--- Start Provided material ---

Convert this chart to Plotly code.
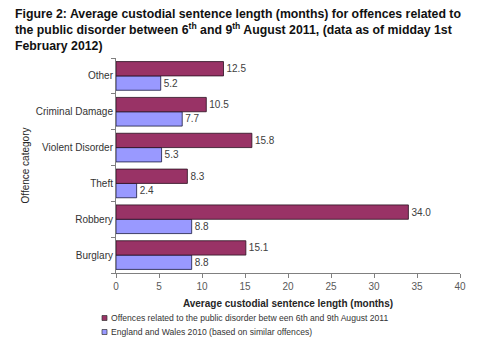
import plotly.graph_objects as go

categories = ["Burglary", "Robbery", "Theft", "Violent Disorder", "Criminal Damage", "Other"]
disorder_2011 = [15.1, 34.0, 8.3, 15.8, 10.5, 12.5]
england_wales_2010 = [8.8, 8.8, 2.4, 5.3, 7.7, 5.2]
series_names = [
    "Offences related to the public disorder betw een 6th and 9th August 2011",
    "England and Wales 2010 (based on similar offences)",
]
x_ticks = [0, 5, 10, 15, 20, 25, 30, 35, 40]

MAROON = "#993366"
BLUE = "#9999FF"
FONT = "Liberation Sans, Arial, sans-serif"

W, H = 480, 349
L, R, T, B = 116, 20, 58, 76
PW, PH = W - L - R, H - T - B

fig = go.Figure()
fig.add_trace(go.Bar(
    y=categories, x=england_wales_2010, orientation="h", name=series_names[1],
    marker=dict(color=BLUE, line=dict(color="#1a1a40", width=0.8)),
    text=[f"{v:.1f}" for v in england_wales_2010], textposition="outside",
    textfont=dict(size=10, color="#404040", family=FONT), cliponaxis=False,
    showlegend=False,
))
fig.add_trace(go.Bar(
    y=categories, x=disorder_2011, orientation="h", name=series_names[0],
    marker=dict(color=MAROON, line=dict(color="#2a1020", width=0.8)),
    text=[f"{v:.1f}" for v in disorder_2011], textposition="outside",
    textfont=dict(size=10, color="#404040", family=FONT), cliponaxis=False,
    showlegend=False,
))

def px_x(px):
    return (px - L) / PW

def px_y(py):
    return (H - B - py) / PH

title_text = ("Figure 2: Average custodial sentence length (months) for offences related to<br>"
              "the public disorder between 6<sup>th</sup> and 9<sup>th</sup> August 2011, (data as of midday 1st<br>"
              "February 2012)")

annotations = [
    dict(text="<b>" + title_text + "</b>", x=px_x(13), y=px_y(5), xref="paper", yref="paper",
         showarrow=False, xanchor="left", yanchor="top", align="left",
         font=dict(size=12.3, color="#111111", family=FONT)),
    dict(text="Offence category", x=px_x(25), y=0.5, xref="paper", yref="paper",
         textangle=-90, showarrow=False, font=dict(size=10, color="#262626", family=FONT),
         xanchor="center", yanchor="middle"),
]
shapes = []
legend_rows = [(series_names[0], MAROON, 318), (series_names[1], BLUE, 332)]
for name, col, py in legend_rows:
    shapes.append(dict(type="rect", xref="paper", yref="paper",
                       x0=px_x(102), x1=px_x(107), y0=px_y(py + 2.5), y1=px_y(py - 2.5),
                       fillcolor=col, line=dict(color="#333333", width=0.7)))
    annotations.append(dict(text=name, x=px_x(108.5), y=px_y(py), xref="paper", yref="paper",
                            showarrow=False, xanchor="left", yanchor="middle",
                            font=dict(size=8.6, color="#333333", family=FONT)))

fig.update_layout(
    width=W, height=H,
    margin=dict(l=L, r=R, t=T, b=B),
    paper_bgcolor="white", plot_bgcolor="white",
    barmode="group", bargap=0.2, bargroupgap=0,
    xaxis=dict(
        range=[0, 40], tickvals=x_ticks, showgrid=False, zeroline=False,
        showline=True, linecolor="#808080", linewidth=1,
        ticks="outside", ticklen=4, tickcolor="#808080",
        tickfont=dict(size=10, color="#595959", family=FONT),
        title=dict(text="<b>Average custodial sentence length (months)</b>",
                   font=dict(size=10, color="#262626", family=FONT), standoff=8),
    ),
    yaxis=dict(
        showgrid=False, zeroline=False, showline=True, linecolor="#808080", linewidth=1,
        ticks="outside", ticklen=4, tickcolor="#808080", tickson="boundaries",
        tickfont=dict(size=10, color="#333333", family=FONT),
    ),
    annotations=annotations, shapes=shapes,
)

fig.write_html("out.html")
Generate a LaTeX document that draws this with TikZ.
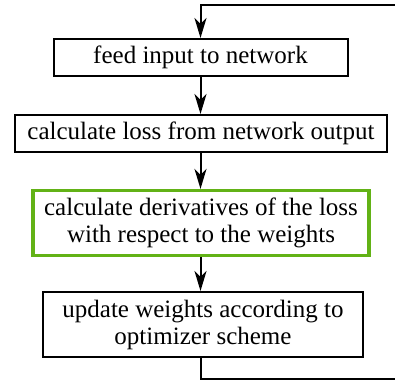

--- End Provided material ---

### Problem statement
Without including any pictures, reproduce the listing exactly.

### Exercise solution
Convert this chart to Plotly code.
import plotly.graph_objects as go

categories = ["Burglary", "Robbery", "Theft", "Violent Disorder", "Criminal Damage", "Other"]
disorder_2011 = [15.1, 34.0, 8.3, 15.8, 10.5, 12.5]
england_wales_2010 = [8.8, 8.8, 2.4, 5.3, 7.7, 5.2]
series_names = [
    "Offences related to the public disorder betw een 6th and 9th August 2011",
    "England and Wales 2010 (based on similar offences)",
]
x_ticks = [0, 5, 10, 15, 20, 25, 30, 35, 40]

MAROON = "#993366"
BLUE = "#9999FF"
FONT = "Liberation Sans, Arial, sans-serif"

W, H = 480, 349
L, R, T, B = 116, 20, 58, 76
PW, PH = W - L - R, H - T - B

fig = go.Figure()
fig.add_trace(go.Bar(
    y=categories, x=england_wales_2010, orientation="h", name=series_names[1],
    marker=dict(color=BLUE, line=dict(color="#1a1a40", width=0.8)),
    text=[f"{v:.1f}" for v in england_wales_2010], textposition="outside",
    textfont=dict(size=10, color="#404040", family=FONT), cliponaxis=False,
    showlegend=False,
))
fig.add_trace(go.Bar(
    y=categories, x=disorder_2011, orientation="h", name=series_names[0],
    marker=dict(color=MAROON, line=dict(color="#2a1020", width=0.8)),
    text=[f"{v:.1f}" for v in disorder_2011], textposition="outside",
    textfont=dict(size=10, color="#404040", family=FONT), cliponaxis=False,
    showlegend=False,
))

def px_x(px):
    return (px - L) / PW

def px_y(py):
    return (H - B - py) / PH

title_text = ("Figure 2: Average custodial sentence length (months) for offences related to<br>"
              "the public disorder between 6<sup>th</sup> and 9<sup>th</sup> August 2011, (data as of midday 1st<br>"
              "February 2012)")

annotations = [
    dict(text="<b>" + title_text + "</b>", x=px_x(13), y=px_y(5), xref="paper", yref="paper",
         showarrow=False, xanchor="left", yanchor="top", align="left",
         font=dict(size=12.3, color="#111111", family=FONT)),
    dict(text="Offence category", x=px_x(25), y=0.5, xref="paper", yref="paper",
         textangle=-90, showarrow=False, font=dict(size=10, color="#262626", family=FONT),
         xanchor="center", yanchor="middle"),
]
shapes = []
legend_rows = [(series_names[0], MAROON, 318), (series_names[1], BLUE, 332)]
for name, col, py in legend_rows:
    shapes.append(dict(type="rect", xref="paper", yref="paper",
                       x0=px_x(102), x1=px_x(107), y0=px_y(py + 2.5), y1=px_y(py - 2.5),
                       fillcolor=col, line=dict(color="#333333", width=0.7)))
    annotations.append(dict(text=name, x=px_x(108.5), y=px_y(py), xref="paper", yref="paper",
                            showarrow=False, xanchor="left", yanchor="middle",
                            font=dict(size=8.6, color="#333333", family=FONT)))

fig.update_layout(
    width=W, height=H,
    margin=dict(l=L, r=R, t=T, b=B),
    paper_bgcolor="white", plot_bgcolor="white",
    barmode="group", bargap=0.2, bargroupgap=0,
    xaxis=dict(
        range=[0, 40], tickvals=x_ticks, showgrid=False, zeroline=False,
        showline=True, linecolor="#808080", linewidth=1,
        ticks="outside", ticklen=4, tickcolor="#808080",
        tickfont=dict(size=10, color="#595959", family=FONT),
        title=dict(text="<b>Average custodial sentence length (months)</b>",
                   font=dict(size=10, color="#262626", family=FONT), standoff=8),
    ),
    yaxis=dict(
        showgrid=False, zeroline=False, showline=True, linecolor="#808080", linewidth=1,
        ticks="outside", ticklen=4, tickcolor="#808080", tickson="boundaries",
        tickfont=dict(size=10, color="#333333", family=FONT),
    ),
    annotations=annotations, shapes=shapes,
)

fig.write_html("out.html")
Generate a LaTeX document that draws this with TikZ.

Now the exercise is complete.